TASK BRIEF
Copy everything in the listing below word for word, apart from any images.

++++ RAW DATA ++++

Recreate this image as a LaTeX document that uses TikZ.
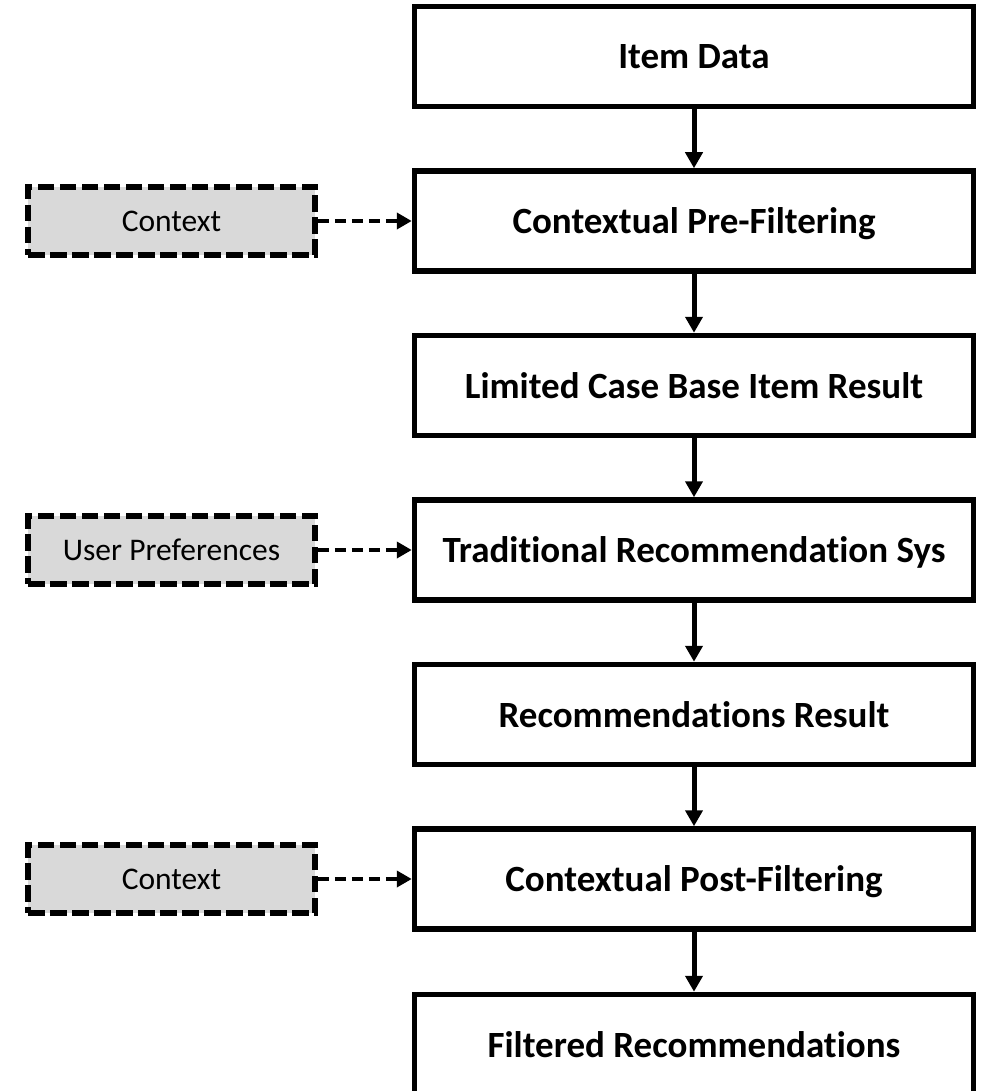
\documentclass[tikz,border=0pt]{standalone}
\usepackage{fontspec}
\setmainfont{Carlito}[Ligatures=NoCommon]
\usetikzlibrary{arrows.meta}

\definecolor{inputgrey}{HTML}{D9D9D9}
\tikzset{
  stage/.style={draw=black, fill=white, line width=5.5pt, minimum width=559pt,
    minimum height=100pt, inner sep=0pt, text depth=0pt,
    font=\fontsize{37}{43}\selectfont\bfseries},
  inputbox/.style={draw=black, fill=inputgrey, line width=5.5pt,
    dash pattern=on 16.5pt off 5.5pt, minimum width=287pt,
    minimum height=68pt, inner sep=0pt,
    font=\fontsize{31.5}{37}\selectfont},
  flow/.style={line width=5pt, -{Triangle[length=16pt,width=17pt]}},
  feed/.style={line width=4pt, dash pattern=on 11pt off 6pt,
    -{Triangle[length=15pt,width=16pt]}},
}

\begin{document}
\begin{tikzpicture}[x=1pt,y=-1pt]
  \useasboundingbox (0,0) rectangle (984,1091);

  % main pipeline
  \node[stage] (item)   at (694,56.5)   {Item Data};
  \node[stage] (pre)    at (694,221)    {Contextual Pre-Filtering};
  \node[stage] (cbase)  at (694,385.5)  {Limited Case Base Item Result};
  \node[stage] (trad)   at (694,550)    {Traditional Recommendation Sys};
  \node[stage] (recres) at (694,714.5)  {Recommendations Result};
  \node[stage] (post)   at (694,879)    {Contextual Post-Filtering};
  \node[stage] (final)  at (694,1044.5) {Filtered Recommendations};

  % side inputs
  \node[inputbox] (ctxa)  at (171.5,221) {Context};
  \node[inputbox] (prefs) at (171.5,550) {User Preferences};
  \node[inputbox] (ctxb)  at (171.5,879) {Context};

  % solid flow arrows
  \draw[flow] (item)   -- (pre);
  \draw[flow] (pre)    -- (cbase);
  \draw[flow] (cbase)  -- (trad);
  \draw[flow] (trad)   -- (recres);
  \draw[flow] (recres) -- (post);
  \draw[flow] (post)   -- (final);

  % dashed inputs
  \draw[feed] (ctxa)  -- (pre);
  \draw[feed] (prefs) -- (trad);
  \draw[feed] (ctxb)  -- (post);
\end{tikzpicture}
\end{document}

++++

TASK RESULT
Recreate this image as a LaTeX document that uses TikZ.
\documentclass[tikz,border=0pt]{standalone}
\usepackage{fontspec}
\setmainfont{Carlito}[Ligatures=NoCommon]
\usetikzlibrary{arrows.meta}

\definecolor{inputgrey}{HTML}{D9D9D9}
\tikzset{
  stage/.style={draw=black, fill=white, line width=5.5pt, minimum width=559pt,
    minimum height=100pt, inner sep=0pt, text depth=0pt,
    font=\fontsize{37}{43}\selectfont\bfseries},
  inputbox/.style={draw=black, fill=inputgrey, line width=5.5pt,
    dash pattern=on 16.5pt off 5.5pt, minimum width=287pt,
    minimum height=68pt, inner sep=0pt,
    font=\fontsize{31.5}{37}\selectfont},
  flow/.style={line width=5pt, -{Triangle[length=16pt,width=17pt]}},
  feed/.style={line width=4pt, dash pattern=on 11pt off 6pt,
    -{Triangle[length=15pt,width=16pt]}},
}

\begin{document}
\begin{tikzpicture}[x=1pt,y=-1pt]
  \useasboundingbox (0,0) rectangle (984,1091);

  % main pipeline
  \node[stage] (item)   at (694,56.5)   {Item Data};
  \node[stage] (pre)    at (694,221)    {Contextual Pre-Filtering};
  \node[stage] (cbase)  at (694,385.5)  {Limited Case Base Item Result};
  \node[stage] (trad)   at (694,550)    {Traditional Recommendation Sys};
  \node[stage] (recres) at (694,714.5)  {Recommendations Result};
  \node[stage] (post)   at (694,879)    {Contextual Post-Filtering};
  \node[stage] (final)  at (694,1044.5) {Filtered Recommendations};

  % side inputs
  \node[inputbox] (ctxa)  at (171.5,221) {Context};
  \node[inputbox] (prefs) at (171.5,550) {User Preferences};
  \node[inputbox] (ctxb)  at (171.5,879) {Context};

  % solid flow arrows
  \draw[flow] (item)   -- (pre);
  \draw[flow] (pre)    -- (cbase);
  \draw[flow] (cbase)  -- (trad);
  \draw[flow] (trad)   -- (recres);
  \draw[flow] (recres) -- (post);
  \draw[flow] (post)   -- (final);

  % dashed inputs
  \draw[feed] (ctxa)  -- (pre);
  \draw[feed] (prefs) -- (trad);
  \draw[feed] (ctxb)  -- (post);
\end{tikzpicture}
\end{document}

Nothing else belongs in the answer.